An administrative nightmare for fiduciaries: Assuming some proposal close to what President Biden submitted with regard to a limited repeal of the step-up rule comes to pass, e.g. $1.0 million of tax-free appreciation is available on the owner’s death, that new rule would require fiduciaries of estates with appreciated assets that exceed the threshold dollar amount to determine which appreciated assets would go to which beneficiary and whether to consider the individual beneficiary’s individual tax circumstances. While some fiduciaries might simply ignore the limited step-up basis opportunity, other fiduciaries might try to minimize the tax liability of the recipient beneficiaries as a whole. Some estates may consist of highly illiquid assets, yet a constructive disposition of assets at-death could create a ‘fire-sale’ situation where estate assets have to be immediately liquidated simply to pay the resulting capital gain tax. An alternative concern for the estate fiduciary is that there are few records available to the fiduciary to calculate the amount of the unrealized gain, or loss, the decedent’s estate may have to declare.

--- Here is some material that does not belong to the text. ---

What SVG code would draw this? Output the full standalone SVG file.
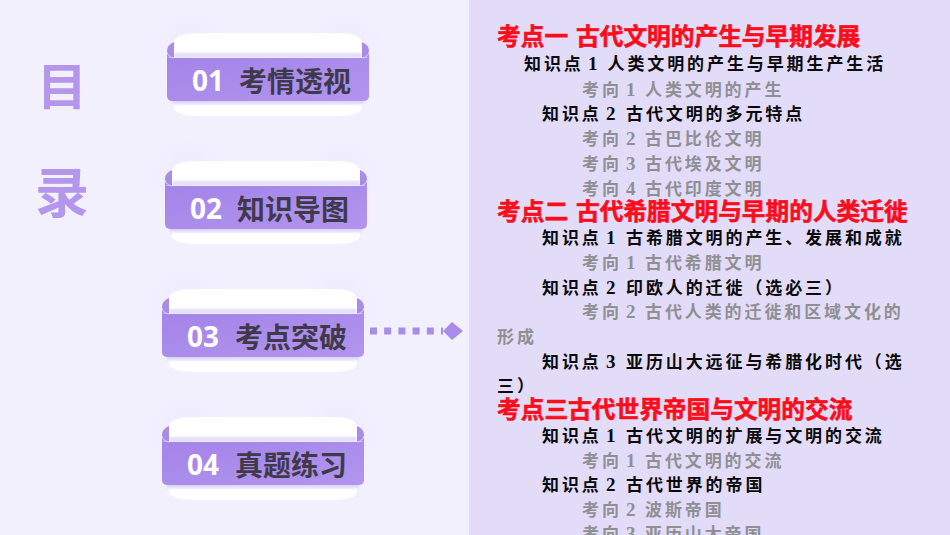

The income tax basis step-up rule has been around for a century. The public policy rationale for this rule, to avoid double taxation, does not apply to most Americans today when their applicable federal estate tax exemption amount now exceeds $12 million, with that exemption amount portable to a surviving spouse. I suspect that it will continue to be difficult for Congress, always in search of revenue, to ignore a rule that leaves $42 billion in potential tax revenue on the table each year. Then again, we are talking about politics which at times can seemingly defy logic. Rest assured we’re keeping a close eye on this and any potential tax legislation that may impact our clients. We will be sure to keep you well informed.